Talking about a “war” between libraries and publishers seems perhaps a bit hyperbolic, but here’s an interesting Forbes piece by David Vinjamuri from a marketing and brand perspective about how eBooks fit (or fail to) in the library ecosystem. He talks to both sides, each of which is seeing their mission, legacy, and biz model challenged. At root, what does it mean for libraries to license rather than own eBook content? Who is a reseller, who is a lender, and who is the end-user? (Me, I’m just a humble reader.)
Do libraries increase book sales or cannibalize them? This is the issue at the heart of the struggle between libraries represented by the American Library Association (whose president is Maureen Sullivan) and the Big Six publishers.
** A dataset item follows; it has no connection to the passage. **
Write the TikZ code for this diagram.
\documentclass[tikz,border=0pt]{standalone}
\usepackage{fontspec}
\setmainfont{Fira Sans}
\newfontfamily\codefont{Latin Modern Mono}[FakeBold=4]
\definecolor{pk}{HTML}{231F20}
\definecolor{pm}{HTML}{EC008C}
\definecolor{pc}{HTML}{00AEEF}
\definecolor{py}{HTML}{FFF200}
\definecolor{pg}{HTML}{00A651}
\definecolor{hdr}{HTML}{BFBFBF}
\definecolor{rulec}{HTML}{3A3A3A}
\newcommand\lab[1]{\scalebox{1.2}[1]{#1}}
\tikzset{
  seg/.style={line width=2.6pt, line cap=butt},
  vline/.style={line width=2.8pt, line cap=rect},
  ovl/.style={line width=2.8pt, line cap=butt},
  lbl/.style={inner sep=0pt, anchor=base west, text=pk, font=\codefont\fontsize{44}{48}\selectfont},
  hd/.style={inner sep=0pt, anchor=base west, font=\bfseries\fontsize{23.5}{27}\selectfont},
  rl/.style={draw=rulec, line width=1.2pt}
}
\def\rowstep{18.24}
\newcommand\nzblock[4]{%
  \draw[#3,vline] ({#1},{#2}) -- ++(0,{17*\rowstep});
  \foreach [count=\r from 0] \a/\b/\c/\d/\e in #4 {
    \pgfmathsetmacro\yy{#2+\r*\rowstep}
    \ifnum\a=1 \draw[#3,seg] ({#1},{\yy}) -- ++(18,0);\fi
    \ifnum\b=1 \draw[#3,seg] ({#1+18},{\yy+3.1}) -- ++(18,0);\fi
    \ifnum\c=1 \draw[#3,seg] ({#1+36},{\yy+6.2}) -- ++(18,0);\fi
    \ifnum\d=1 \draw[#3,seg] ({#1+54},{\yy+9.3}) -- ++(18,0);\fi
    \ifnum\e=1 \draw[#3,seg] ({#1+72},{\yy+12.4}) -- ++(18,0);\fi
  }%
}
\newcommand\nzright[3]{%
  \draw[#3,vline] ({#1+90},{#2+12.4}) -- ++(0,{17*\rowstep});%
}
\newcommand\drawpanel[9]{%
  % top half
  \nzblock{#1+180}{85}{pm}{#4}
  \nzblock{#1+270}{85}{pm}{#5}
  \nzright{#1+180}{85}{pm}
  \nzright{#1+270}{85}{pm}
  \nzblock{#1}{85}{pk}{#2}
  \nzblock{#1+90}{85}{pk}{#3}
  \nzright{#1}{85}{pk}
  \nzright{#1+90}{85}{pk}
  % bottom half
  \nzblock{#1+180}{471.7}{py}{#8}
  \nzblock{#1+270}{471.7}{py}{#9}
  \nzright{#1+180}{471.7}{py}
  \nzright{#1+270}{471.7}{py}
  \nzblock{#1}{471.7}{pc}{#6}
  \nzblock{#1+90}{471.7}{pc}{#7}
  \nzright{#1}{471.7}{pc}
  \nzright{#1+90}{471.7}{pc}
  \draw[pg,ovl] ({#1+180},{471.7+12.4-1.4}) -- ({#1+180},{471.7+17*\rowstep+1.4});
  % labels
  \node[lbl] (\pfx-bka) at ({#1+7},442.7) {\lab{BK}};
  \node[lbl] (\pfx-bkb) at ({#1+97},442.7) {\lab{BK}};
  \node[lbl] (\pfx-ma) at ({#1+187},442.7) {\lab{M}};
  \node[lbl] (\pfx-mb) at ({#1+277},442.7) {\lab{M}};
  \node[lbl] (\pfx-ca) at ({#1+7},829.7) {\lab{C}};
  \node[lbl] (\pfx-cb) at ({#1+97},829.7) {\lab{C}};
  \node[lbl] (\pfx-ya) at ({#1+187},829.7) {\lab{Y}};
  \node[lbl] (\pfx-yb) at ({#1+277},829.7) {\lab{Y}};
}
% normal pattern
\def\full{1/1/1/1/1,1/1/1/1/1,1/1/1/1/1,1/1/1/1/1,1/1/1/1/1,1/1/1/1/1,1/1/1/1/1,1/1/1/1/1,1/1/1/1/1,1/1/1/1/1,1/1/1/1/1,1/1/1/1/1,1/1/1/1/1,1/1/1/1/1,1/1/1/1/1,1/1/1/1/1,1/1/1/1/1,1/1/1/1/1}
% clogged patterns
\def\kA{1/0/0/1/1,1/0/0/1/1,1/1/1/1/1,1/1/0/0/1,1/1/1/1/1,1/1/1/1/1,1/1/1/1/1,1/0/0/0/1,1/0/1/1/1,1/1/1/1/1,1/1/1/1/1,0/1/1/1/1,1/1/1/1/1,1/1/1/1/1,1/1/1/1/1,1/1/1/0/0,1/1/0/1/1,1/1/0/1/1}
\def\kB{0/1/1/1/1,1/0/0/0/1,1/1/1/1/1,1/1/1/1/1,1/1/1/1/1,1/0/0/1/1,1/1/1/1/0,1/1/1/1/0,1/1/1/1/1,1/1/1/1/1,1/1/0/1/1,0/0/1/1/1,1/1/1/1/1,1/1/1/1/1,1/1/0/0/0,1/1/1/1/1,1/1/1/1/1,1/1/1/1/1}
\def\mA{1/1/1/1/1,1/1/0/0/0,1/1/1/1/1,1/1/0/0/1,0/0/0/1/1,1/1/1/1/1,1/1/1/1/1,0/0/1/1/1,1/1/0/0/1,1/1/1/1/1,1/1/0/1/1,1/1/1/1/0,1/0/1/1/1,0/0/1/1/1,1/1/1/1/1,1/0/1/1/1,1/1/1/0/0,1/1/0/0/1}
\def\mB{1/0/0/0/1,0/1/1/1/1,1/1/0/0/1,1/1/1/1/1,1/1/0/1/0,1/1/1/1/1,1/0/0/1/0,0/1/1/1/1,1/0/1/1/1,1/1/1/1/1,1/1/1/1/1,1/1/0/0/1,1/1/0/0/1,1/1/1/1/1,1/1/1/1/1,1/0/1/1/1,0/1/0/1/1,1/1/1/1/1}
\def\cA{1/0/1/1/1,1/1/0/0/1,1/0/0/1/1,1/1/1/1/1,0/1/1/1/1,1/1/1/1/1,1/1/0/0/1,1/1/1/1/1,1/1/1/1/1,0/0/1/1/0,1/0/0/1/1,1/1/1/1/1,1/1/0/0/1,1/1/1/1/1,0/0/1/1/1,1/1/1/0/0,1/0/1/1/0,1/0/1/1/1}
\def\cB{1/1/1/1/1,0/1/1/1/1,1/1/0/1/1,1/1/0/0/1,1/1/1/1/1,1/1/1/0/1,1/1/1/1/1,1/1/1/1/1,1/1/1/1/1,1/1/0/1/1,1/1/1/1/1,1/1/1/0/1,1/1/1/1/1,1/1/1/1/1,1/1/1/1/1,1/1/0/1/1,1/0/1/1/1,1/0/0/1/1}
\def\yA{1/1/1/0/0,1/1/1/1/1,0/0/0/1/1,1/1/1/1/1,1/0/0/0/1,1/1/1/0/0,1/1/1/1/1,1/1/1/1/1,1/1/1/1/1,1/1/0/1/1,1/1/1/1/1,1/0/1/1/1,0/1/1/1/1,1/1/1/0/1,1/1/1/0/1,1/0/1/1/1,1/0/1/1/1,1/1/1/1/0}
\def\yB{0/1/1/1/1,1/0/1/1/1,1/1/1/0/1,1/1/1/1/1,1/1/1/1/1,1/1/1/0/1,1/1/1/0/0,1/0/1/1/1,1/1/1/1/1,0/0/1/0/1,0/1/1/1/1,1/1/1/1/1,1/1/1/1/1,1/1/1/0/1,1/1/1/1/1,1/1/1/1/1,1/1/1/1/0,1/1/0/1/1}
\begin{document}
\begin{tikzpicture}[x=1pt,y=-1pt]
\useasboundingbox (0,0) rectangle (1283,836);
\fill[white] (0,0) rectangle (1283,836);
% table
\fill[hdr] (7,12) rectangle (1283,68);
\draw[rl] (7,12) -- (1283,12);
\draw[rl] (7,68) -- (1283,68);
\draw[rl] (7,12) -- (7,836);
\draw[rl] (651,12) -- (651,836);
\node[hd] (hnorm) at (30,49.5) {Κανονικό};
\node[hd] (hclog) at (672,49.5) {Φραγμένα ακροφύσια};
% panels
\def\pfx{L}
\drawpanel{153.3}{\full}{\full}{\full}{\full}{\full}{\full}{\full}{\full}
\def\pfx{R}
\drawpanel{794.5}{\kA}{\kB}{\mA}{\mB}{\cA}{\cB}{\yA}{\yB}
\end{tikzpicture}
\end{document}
(Vinjamuri shares the remarkable, if hard to verify, factoid that Random House employees all got 5K bonuses courtesy of the “50 Shades” books. Somebody should profit from the hours lost reading that, I suppose. Sir Rushdie has pointed out that it makes Twilight read like War and Peace.)
Back to the Forbes piece: it’s got a good rundown on where things stand today with the big six publishers and eBook policies for libraries, which made me, a library nerd, through and through, more sympathetic to the publishers’ dilemmas. eBooks remove “friction” from the market, because, among other things, you don’t even have to go to the library to borrow a new eBook. Leads to some head-scratching on the model of a library “owning” something on my behalf and “loaning” it to me free of charge. (Parallels to digital music borrowing don’t seem to shed much light.) If it’s a EULA anyway, is there a loss of the public good if I just sign the EULA with the publisher, and they price it accordingly. (This is more or less what I do with Naxos Music Library, which costs a lot for an annual subscription, but gives me a massive amount of all you can eat classical music, and saves any “per title” cost. With the result that I haven’t bought a physical CD, except one as a gift for a 89 year old, in two years.)
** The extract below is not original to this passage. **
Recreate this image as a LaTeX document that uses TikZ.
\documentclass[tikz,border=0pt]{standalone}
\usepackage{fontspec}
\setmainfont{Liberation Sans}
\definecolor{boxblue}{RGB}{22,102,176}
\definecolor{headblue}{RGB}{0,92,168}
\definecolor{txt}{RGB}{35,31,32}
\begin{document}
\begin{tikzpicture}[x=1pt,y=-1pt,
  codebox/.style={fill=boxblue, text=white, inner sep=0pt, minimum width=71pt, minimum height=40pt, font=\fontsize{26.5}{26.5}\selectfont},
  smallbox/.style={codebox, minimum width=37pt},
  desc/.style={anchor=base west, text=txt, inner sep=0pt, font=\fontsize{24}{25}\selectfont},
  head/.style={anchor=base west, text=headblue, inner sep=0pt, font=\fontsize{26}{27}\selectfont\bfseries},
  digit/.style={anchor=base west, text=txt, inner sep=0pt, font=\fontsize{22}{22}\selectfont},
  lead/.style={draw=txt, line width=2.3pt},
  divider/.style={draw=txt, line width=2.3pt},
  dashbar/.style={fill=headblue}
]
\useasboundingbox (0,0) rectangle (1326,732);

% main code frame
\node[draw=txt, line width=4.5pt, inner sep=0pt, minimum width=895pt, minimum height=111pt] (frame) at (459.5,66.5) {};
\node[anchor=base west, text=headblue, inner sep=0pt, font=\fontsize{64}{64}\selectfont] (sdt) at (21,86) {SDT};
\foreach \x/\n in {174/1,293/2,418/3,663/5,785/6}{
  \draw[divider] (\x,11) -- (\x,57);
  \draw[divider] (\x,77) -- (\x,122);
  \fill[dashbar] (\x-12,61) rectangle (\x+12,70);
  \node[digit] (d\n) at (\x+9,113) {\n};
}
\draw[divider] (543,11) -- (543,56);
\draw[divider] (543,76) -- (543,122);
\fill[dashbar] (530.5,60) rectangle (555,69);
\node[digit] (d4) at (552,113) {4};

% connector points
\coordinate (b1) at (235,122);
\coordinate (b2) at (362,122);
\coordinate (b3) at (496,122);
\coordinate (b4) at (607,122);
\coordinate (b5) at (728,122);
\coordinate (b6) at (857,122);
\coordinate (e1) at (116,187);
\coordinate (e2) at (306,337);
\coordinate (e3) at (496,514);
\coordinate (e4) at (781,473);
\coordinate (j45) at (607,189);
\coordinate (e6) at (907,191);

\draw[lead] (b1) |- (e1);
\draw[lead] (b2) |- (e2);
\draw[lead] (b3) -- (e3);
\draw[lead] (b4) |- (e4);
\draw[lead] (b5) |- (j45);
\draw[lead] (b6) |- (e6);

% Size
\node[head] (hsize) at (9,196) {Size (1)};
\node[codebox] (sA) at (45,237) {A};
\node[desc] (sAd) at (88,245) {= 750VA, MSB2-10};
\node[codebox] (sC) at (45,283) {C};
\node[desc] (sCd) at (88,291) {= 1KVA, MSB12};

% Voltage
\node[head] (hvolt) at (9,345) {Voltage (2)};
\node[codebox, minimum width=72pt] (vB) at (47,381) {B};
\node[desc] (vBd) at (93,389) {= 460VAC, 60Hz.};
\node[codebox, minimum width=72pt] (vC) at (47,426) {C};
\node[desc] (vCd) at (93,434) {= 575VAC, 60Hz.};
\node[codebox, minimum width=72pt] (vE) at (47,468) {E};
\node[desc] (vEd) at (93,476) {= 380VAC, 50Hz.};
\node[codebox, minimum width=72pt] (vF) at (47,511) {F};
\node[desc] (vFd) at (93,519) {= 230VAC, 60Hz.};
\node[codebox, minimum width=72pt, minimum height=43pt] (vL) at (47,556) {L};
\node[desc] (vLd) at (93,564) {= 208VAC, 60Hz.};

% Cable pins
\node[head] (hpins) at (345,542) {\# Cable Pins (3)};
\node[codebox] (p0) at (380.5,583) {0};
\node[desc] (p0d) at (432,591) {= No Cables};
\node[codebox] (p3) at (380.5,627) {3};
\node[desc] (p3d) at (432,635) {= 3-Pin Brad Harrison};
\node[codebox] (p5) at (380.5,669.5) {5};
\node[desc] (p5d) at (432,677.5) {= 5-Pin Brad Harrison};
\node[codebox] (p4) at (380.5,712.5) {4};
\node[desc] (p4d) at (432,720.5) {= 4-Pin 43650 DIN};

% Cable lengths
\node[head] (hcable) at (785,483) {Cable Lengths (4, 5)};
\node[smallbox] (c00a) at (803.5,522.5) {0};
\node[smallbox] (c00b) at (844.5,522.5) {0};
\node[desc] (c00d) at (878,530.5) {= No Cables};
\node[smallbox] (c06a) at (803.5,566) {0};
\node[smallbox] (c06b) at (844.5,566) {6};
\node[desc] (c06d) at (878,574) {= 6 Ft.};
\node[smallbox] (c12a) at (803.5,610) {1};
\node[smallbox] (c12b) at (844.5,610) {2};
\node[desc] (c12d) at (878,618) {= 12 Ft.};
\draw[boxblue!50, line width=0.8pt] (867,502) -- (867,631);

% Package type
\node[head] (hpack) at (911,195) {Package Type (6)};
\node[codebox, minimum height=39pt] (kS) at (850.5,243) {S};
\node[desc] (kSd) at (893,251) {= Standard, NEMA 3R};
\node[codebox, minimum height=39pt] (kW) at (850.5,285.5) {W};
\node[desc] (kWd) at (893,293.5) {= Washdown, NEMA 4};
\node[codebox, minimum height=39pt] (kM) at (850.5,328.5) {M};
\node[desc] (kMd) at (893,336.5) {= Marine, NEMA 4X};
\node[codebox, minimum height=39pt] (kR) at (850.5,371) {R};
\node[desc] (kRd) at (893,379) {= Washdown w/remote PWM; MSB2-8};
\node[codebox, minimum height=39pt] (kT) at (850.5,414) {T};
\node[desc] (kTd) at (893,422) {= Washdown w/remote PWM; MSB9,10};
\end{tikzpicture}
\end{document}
Vinjamuri proposed solution is a “cost per use” approach that could give publishers rational pricing info, but keep eBooks in libraries. Seems like content metering in a certain sense, and would bring a potential infrastructure and perhaps privacy cost (although these already exist to some extent). There is also the question of how a library builds and preserves a collection in an eBook environment? (It is not just this year’s bestsellers that libraries traffic in, but also large amounts of out-of-print and scholarly material that still has a place on the shelves. If eBooks vanish after 26 loans, what does it mean to have an ‘eBook’ collection?)
Also not mentioned is much anticipated, but never quite here, eBook revolution in the college textbook market. This would seem to be a natural use for the format, but some college students and faculty are very resistant.